Chrome + Windows Exploit: Security Beyond Bugfixes

Earlier this week the Google Security Team disclosed a pair of vulnerabilities, known to be exploited in the wild, one in Windows and the other in Chrome. These represent a fairly standard exploit chain: code execution in Chrome’s sandboxed renderer process and then a kernel bug to escape the sandbox and gain privileged code execution.

There’s a publicly visible patch for the Chrome bug, however there aren’t a lot of details on the Windows kernel bug. The Google team states that they think it may be only possible to exploit this bug against Windows 7, and not newer Windows versions – even if the bug does exist there. I want to use the remainder of this post to explain reasons that is – based on the information we have.

It’s very common to think about computer security primarily in terms of fixing vulnerabilities. In reality, security teams spend a lot of their time on a different goal: making bugs hard to exploit. This often takes the form of lowering privileges and introducing exploit mitigations. Windows 10 has a lot of investment in those areas, whereas Windows 7 doesn’t contain any of the improvements made in the last several years. That’s why even though Windows 7 continues to receive security bug fixes from Microsoft, it is considerably less safe to use.
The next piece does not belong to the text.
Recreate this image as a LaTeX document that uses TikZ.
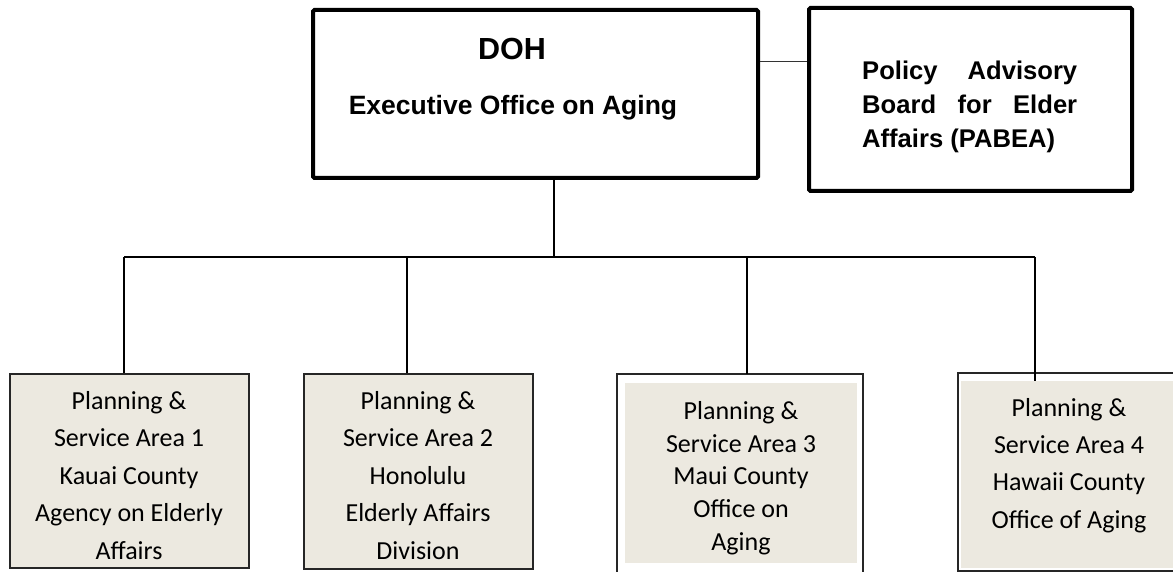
\documentclass[tikz,border=0pt]{standalone}
\usepackage{fontspec}
\setmainfont{Liberation Sans}
\newfontfamily\calibri{Carlito}
\definecolor{boxfill}{RGB}{236,233,224}
\begin{document}
\begin{tikzpicture}[x=1pt,y=-1pt,
  topbox/.style={draw=black, line width=4pt, rounded corners=1.5pt, inner sep=0pt},
  areabox/.style={draw=black!85, line width=1.5pt, fill=boxfill, inner sep=0pt},
  areafill/.style={fill=boxfill, inner sep=0pt},
  openbox/.style={draw=black!85, line width=1.5pt},
  conn/.style={draw=black, line width=1.4pt},
  thinconn/.style={draw=black!80, line width=1pt},
  arealabel/.style={font=\calibri\fontsize{26}{37.5}\selectfont, align=center, inner sep=0pt, anchor=north},
  toplabel/.style={font=\bfseries, inner sep=0pt, anchor=base}
]
\useasboundingbox (0,0) rectangle (1173,572);
% top boxes
\node[topbox, minimum width=445pt, minimum height=168pt] (doh) at (535.5,94) {};
\node[topbox, minimum width=323pt, minimum height=183pt] (pabea) at (970.5,99.5) {};
\node[toplabel, font=\bfseries\fontsize{30.5}{36}\selectfont] (dohT) at (512,60) {DOH};
\node[toplabel, font=\bfseries\fontsize{26.5}{32}\selectfont] (eoa) at (513,115) {Executive Office on Aging};
\node[font=\bfseries\fontsize{25.6}{34}\selectfont, align=left, inner sep=0pt, anchor=north west] (pabeaT) at (862,61)
  {\makebox[215pt][s]{Policy\hfil Advisory}\\\makebox[215pt][s]{Board\hfil for\hfil Elder}\\Affairs (PABEA)};
% connector between top boxes
\coordinate (side) at (700,62);
\draw[thinconn] (doh.east |- side) -- (pabea.west |- side);
% bus
\coordinate (jd) at (554,257);
\coordinate (j1) at (124,257);
\coordinate (j2) at (407,257);
\coordinate (j3) at (747,257);
\coordinate (j4) at (1035,257);
% area boxes
\node[areabox, minimum width=239pt, minimum height=194pt] (b1) at (129.5,471) {};
\node[areabox, minimum width=229pt, minimum height=195pt] (b2) at (418.5,471.5) {};
\draw[openbox] (617,572) -- (617,374) coordinate (b3tl) -- (863,374) coordinate (b3tr) -- (863,572);
\node[areafill, minimum width=232pt, minimum height=180pt] (b3) at (741,473) {};
\draw[openbox] (1175,373) -- (958,373) coordinate (b4tl) -- (958,571) -- (1175,571);
\node[areafill, minimum width=215pt, minimum height=187pt] (b4) at (1068.5,474.5) {};
% connectors
\draw[conn] (jd |- doh.south) -- (jd);
\draw[conn] (j1) -- (j4);
\draw[conn] (j1) -- (j1 |- b1.north);
\draw[conn] (j2) -- (j2 |- b2.north);
\draw[conn] (j3) -- (j3 |- b3tl);
\draw[conn] (j4) -- (j4 |- b4.north);
% labels
\node[arealabel] (t1) at (129,391) {Planning \&\\Service Area 1\\Kauai County\\Agency on Elderly\\Affairs};
\node[arealabel] (t2) at (418,391) {Planning \&\\Service Area 2\\Honolulu\\Elderly Affairs\\Division};
\node[arealabel, font=\calibri\fontsize{26}{32.8}\selectfont] (t3) at (741,401) {Planning \&\\Service Area 3\\Maui County\\Office on\\Aging};
\node[arealabel, font=\calibri\fontsize{26}{37.3}\selectfont] (t4) at (1069,398) {Planning \&\\Service Area 4\\Hawaii County\\Office of Aging};
\end{tikzpicture}
\end{document}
There’s a few mitigations and sandboxing improvements that look relevant to this vulnerability:

win32k.sys syscall disable policy

Windows has two sets of syscalls: Windows NT, which contains typical OS functionality such as process management and file system access, and win32k, which contains GUI functionality. win32k is known to contain a very high number of vulnerabilities. Starting in Windows 8, Microsoft introduced an option for processes to totally disable their own ability to use win32k, for processes that didn’t want it to be used for exploitation. Chrome takes advantage of this option.

This exploit was against a win32k syscall, so in Windows 10 it would not have been possible to reach this vulnerable code from the sandboxed Chrome process.

NULL page mapping

This vulnerability type was a NULL pointer dereference. It’s relatively rare to see this as a vulnerability type – usually NULL pointer dereferences are just crashes, not security issues. However, against a kernel it’s possible for a NULL pointer dereference to access the userspace process’s memory at the NULL page, instead of simply crashing.

Starting in Windows 8, processes are not allowed to map the NULL page, which probably would have prevented exploiting this vulnerability.

Supervisory Mode Execution and Access Prevention (SMEP and SMAP)

These are two processor technologies which prevent higher-privileged code (i.e. the kernel) from accessing lower privileged code’s memory (e.g. the sandboxed Chrome process) by default. When the kernel wants to read a userspace process’s memory it explicitly disables SMAP briefly, and then turns it back on. This means that kernel vulnerabilities can’t be exploited to read things (such as pointers or shell code) from a userspace process. This means accidental dereference bugs like the one here are harder to exploit.

Windows began leveraging SMAP and SMEP in Windows 10.

Conclusion

The combination of these mitigations and sandboxing improvements makes exploiting bugs in Windows 10 much harder than in Windows 7. Users still on Windows 7 should be upgrading. There’s more to security than just fixing vulnerabilities.